EXERCISE PROMPT:
Quote, line for line, the entries from the first through the one containing "import plotly.graph_objects as go". Pictures are left out.

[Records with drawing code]
----
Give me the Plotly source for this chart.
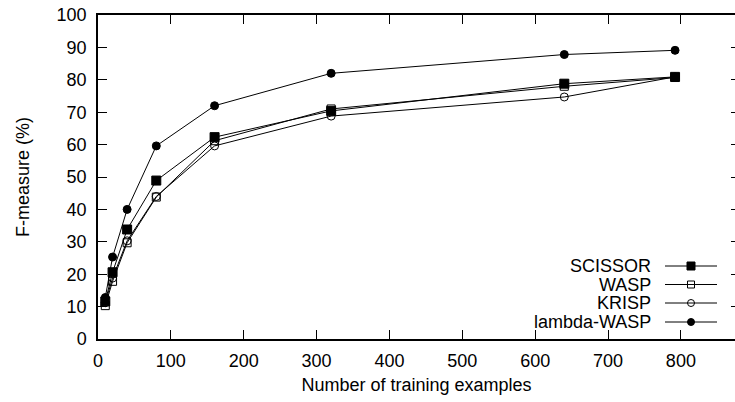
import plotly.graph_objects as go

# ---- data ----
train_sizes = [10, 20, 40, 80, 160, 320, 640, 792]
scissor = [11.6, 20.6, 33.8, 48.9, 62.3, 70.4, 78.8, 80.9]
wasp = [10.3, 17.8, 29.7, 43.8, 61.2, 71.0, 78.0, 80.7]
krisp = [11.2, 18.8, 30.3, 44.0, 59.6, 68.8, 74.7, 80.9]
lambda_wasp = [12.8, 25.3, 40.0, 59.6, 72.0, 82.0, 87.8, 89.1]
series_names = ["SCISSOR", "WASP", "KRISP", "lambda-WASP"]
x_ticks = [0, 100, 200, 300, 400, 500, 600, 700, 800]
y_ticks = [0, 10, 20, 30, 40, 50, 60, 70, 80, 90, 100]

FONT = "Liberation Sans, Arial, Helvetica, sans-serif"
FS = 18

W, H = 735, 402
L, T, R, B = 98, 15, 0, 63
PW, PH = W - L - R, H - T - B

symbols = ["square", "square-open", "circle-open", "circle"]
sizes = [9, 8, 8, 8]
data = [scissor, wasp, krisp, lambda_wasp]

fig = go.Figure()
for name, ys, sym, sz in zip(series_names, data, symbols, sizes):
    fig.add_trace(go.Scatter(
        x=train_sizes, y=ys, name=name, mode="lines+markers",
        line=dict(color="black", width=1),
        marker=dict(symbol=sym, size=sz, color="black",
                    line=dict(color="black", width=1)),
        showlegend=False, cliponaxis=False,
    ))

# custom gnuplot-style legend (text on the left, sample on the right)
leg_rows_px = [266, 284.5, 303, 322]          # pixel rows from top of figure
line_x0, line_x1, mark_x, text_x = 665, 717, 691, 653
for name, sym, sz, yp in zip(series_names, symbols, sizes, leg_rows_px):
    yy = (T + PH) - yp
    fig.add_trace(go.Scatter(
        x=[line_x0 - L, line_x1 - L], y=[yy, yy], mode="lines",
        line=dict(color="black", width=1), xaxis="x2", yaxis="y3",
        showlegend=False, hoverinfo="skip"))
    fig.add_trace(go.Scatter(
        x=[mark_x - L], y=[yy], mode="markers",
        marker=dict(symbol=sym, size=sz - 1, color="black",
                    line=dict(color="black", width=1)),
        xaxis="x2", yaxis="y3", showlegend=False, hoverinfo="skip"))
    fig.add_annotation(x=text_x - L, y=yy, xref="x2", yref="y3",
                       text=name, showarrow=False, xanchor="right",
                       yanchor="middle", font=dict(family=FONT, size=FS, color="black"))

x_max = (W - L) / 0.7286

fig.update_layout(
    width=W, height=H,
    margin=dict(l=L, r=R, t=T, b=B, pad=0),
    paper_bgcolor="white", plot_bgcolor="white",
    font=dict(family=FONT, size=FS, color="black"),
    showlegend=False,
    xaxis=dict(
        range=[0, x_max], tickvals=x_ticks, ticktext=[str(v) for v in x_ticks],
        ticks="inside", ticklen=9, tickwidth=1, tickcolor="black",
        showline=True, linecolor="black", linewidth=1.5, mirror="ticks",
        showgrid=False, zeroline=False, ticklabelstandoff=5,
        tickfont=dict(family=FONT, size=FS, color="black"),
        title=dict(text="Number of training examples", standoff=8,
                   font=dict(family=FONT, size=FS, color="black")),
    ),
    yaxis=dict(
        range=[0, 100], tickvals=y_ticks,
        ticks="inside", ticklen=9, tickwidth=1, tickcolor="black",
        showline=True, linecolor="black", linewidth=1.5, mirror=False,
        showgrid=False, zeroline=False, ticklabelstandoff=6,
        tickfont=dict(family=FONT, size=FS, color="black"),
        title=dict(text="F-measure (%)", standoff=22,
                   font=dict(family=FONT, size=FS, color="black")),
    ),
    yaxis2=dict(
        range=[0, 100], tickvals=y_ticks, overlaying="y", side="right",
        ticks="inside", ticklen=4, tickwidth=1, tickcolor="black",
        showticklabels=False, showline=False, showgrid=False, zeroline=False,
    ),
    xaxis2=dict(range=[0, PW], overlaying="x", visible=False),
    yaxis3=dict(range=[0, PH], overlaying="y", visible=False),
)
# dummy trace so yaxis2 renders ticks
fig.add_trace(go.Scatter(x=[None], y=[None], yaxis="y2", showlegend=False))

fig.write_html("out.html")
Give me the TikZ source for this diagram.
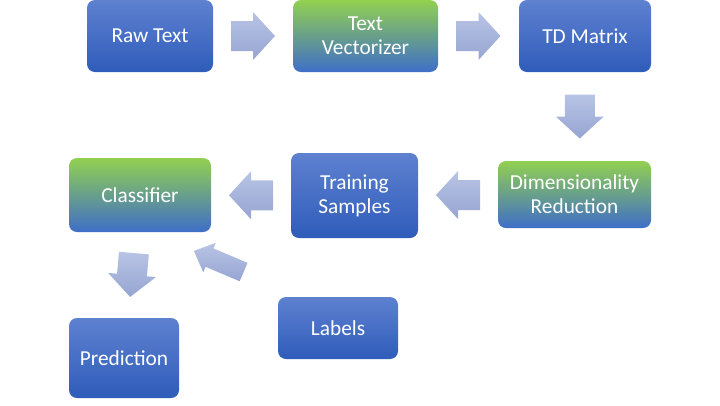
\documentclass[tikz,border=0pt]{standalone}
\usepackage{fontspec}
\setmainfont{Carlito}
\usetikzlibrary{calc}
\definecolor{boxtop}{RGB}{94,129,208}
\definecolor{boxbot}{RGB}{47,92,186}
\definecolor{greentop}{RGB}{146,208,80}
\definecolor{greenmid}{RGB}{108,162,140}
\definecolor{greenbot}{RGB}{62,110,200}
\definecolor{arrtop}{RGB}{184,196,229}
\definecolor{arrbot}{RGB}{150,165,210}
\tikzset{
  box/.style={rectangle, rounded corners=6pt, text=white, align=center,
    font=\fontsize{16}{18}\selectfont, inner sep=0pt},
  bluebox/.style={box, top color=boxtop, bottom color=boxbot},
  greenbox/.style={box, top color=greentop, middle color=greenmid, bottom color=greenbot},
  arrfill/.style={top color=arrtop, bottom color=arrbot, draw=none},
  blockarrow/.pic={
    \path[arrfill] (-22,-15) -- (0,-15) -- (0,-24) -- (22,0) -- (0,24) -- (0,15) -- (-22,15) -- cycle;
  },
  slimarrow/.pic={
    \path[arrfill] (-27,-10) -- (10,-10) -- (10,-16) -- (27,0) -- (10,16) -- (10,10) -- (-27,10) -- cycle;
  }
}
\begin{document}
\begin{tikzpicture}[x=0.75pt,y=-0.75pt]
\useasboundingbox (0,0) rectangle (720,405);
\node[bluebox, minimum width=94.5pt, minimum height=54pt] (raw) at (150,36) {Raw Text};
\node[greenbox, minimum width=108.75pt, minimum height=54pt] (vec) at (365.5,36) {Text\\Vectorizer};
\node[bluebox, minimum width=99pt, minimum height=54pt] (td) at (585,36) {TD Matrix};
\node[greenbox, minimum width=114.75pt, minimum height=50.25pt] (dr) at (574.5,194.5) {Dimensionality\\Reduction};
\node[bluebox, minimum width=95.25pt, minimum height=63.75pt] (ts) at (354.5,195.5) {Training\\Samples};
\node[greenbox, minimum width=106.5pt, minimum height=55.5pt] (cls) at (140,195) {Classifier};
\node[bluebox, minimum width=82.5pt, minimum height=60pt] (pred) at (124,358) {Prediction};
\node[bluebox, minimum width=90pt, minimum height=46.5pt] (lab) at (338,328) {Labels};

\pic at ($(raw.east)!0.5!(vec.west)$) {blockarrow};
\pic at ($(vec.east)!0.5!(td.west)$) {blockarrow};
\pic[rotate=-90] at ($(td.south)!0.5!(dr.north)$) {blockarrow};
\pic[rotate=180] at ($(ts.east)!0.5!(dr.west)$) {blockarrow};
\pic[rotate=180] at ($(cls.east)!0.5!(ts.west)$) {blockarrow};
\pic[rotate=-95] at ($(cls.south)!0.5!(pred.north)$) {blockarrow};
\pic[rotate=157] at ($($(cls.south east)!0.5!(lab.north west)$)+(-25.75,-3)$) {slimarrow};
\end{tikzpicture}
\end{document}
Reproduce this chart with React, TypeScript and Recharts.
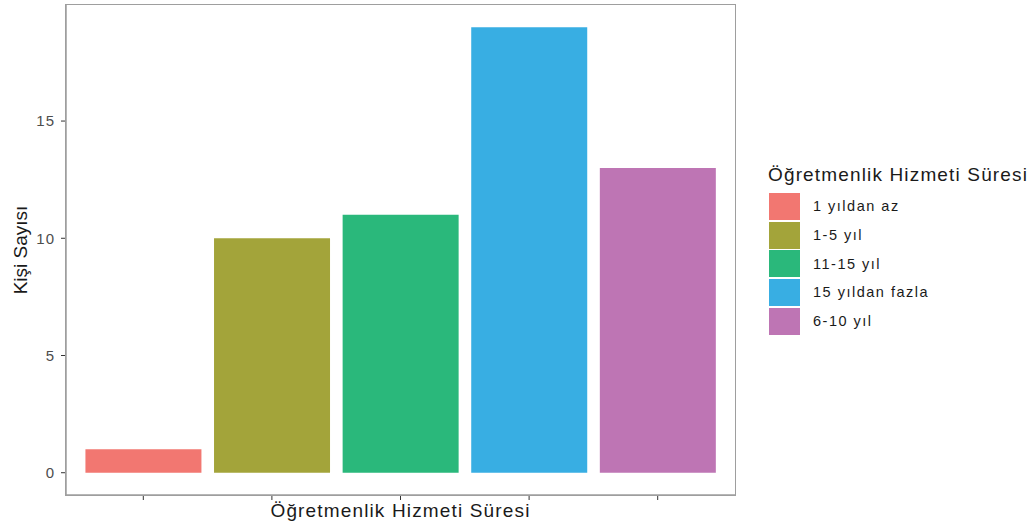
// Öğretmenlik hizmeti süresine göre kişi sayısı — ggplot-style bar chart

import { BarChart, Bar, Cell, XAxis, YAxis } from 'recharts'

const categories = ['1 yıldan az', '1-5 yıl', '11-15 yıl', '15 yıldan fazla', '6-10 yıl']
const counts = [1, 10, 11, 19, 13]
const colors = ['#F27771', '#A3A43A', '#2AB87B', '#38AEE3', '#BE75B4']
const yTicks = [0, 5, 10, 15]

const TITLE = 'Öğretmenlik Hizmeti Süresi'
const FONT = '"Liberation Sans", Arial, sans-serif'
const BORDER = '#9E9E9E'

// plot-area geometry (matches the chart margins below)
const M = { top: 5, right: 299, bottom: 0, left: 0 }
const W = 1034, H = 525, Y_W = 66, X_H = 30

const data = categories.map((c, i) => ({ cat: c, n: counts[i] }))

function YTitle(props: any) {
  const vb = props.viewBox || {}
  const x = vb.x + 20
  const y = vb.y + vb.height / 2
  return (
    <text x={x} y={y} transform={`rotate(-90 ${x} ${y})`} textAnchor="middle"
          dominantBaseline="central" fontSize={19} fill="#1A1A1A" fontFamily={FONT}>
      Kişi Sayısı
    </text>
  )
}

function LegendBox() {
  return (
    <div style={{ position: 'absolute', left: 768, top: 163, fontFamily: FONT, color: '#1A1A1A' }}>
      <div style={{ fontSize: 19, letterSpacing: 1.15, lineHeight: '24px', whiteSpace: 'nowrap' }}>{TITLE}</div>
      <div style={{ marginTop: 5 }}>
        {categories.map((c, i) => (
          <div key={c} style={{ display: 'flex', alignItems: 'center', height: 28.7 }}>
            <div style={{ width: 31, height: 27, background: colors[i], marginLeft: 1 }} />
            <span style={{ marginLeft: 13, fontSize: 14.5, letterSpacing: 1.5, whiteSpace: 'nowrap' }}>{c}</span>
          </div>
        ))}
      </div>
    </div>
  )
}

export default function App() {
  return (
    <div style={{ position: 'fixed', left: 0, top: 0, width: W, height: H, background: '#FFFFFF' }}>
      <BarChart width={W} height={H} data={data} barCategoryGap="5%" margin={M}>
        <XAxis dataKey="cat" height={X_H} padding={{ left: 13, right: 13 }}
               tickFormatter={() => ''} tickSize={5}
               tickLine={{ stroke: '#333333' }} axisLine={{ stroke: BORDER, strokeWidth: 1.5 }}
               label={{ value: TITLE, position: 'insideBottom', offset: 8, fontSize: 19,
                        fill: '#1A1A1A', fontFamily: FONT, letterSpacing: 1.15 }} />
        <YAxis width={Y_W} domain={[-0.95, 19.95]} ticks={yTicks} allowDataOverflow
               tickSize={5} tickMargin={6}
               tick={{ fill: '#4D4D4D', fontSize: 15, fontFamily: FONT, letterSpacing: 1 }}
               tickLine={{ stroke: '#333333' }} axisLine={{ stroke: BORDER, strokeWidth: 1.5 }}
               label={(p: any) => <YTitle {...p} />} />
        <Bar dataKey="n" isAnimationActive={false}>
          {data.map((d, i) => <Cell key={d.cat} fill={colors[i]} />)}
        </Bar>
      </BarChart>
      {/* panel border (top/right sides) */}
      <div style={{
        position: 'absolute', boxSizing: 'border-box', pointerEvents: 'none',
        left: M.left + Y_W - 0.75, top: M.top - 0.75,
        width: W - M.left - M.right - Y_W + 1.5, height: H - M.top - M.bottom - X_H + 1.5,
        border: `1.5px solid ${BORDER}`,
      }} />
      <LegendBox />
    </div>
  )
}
----
WRITTEN ANSWER:
Give me the Plotly source for this chart.
import plotly.graph_objects as go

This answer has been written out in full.